In 1850, the scholar Jules Gailhabaud (born in 1810) published Ancient and Modern Monuments. Collections forming a history of architecture and people through the ages. This was an encyclopaedic work with one chapter devoted to the temple attributed to Neptune at Paestum, in southern Italy. The text was accompanied by engraved plates taken from the drawings of Viollet-le-Duc.
As well as a picturesque study of the temple, showing it in ruins for the most part, the architect provided two reconstructions: this elevation of the east facade on the one hand and on the other, the ground plan and the sections of the building. They explain the layout of the temple, in particular the colonnade of the sanctuary on two levels, which gives the temple an imposing appearance.

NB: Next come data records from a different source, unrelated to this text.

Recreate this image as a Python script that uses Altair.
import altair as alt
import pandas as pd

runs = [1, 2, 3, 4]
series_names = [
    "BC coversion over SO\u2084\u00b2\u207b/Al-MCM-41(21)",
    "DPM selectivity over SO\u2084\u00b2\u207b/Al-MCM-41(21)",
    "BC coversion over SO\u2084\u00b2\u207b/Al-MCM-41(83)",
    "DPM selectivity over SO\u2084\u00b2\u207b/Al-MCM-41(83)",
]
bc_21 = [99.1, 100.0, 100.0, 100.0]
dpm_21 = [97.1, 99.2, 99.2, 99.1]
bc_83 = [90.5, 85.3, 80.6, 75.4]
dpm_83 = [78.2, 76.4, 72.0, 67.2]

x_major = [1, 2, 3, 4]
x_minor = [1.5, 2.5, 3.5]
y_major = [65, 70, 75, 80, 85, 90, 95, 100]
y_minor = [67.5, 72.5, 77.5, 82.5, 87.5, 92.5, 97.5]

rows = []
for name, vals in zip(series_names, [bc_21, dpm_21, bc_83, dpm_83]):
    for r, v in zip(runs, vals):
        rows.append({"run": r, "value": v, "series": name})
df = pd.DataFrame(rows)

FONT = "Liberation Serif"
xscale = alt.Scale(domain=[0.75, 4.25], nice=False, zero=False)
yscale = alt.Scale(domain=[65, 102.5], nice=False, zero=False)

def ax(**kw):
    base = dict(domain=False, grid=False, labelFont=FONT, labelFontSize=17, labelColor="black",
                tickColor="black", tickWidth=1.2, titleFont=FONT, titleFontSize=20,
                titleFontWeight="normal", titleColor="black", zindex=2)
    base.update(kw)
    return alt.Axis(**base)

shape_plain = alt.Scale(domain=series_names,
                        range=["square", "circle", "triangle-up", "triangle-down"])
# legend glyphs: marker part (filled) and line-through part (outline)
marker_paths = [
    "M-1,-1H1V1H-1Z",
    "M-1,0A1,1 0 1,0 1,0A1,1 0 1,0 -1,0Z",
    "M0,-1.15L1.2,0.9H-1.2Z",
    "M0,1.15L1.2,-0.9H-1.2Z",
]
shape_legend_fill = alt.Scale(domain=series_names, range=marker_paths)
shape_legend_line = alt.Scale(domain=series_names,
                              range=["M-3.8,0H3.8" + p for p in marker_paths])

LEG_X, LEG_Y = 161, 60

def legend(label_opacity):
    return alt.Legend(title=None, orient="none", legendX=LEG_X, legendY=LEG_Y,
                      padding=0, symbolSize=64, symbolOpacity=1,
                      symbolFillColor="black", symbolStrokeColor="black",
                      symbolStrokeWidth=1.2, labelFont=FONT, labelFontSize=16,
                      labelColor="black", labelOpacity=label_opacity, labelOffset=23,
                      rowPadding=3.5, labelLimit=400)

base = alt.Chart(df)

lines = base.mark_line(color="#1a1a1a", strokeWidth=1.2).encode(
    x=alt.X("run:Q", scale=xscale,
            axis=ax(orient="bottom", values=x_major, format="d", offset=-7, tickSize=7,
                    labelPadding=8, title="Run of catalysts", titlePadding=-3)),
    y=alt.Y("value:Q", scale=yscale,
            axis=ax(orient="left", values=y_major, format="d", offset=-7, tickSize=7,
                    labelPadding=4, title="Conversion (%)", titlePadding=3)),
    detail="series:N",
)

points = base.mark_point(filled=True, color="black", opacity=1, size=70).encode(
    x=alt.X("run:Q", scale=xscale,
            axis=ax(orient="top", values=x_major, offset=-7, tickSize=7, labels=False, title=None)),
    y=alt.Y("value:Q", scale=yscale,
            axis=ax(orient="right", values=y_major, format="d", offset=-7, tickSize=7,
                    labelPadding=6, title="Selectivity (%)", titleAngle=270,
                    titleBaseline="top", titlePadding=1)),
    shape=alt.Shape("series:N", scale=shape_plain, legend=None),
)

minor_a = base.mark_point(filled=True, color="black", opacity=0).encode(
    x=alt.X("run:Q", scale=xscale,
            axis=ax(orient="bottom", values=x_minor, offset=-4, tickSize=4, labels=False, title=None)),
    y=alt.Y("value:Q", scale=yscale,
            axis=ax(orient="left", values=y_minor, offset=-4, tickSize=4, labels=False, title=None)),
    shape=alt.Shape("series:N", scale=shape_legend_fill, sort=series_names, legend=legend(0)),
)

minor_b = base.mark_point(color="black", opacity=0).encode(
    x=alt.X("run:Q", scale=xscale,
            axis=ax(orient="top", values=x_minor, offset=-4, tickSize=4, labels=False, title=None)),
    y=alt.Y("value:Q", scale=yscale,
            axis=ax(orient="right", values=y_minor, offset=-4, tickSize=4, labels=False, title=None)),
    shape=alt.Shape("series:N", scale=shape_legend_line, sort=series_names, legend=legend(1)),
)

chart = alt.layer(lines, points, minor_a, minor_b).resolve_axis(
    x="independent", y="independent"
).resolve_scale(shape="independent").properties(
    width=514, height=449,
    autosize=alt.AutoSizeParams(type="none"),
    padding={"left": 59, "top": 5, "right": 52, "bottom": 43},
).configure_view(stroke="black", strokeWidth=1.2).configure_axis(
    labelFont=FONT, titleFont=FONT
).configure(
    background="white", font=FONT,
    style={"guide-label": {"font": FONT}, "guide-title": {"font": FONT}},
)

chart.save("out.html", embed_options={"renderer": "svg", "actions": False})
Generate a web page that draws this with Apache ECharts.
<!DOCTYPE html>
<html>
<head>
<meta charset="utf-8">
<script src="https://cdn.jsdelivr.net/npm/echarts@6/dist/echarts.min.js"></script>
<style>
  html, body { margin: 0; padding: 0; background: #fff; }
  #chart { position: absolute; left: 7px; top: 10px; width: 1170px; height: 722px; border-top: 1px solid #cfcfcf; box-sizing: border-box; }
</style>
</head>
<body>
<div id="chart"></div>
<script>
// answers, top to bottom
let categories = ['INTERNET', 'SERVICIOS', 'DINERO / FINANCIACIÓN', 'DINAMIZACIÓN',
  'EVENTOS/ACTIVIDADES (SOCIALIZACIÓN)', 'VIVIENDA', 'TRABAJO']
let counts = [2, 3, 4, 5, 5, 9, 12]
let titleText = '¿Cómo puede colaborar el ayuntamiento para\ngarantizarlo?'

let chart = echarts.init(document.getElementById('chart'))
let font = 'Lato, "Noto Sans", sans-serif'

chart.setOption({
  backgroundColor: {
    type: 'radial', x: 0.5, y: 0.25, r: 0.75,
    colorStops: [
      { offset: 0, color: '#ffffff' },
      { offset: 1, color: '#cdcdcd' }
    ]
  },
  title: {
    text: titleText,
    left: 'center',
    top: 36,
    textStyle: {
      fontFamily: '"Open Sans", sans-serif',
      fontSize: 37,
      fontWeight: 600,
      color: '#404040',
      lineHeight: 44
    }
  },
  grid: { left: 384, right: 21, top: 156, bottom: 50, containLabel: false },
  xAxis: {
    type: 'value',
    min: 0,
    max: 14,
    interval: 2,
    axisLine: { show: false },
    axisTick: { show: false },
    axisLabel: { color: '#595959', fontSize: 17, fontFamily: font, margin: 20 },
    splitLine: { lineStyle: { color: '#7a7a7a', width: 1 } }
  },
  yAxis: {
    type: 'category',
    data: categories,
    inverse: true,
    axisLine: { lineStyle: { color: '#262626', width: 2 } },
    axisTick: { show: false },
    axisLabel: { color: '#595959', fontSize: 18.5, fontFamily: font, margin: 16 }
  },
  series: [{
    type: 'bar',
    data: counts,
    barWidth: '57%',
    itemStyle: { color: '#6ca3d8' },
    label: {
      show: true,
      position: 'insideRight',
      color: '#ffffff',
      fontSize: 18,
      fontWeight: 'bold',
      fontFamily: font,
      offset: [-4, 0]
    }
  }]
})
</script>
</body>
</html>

The layout is typical of 5th century Greek style: a colonnade - the peristyle - surrounding a partially enclosed space divided into three parts - pronaos, naos and opisthodome. The Doric order (without a base or any ornamentation) is very sober. The descriptive text emphasises the fact that no trace of any decoration was found either on the pediment or the metopes, contrary to what the architect Henri Labrouste (1801-1875) had argued in 1829 in a disputed restoration project. The statue in the sanctuary, visible in the drawing, is of a woman, whereas in the plate in Gailhabaud's book it is the statue of the god Neptune that is represented. At the time, it was thought that the temple was dedicated to him. But Viollet-le-Duc certainly had knowledge of elements proving that this temple had in fact been dedicated to Hera (Juno), and this still accepted today.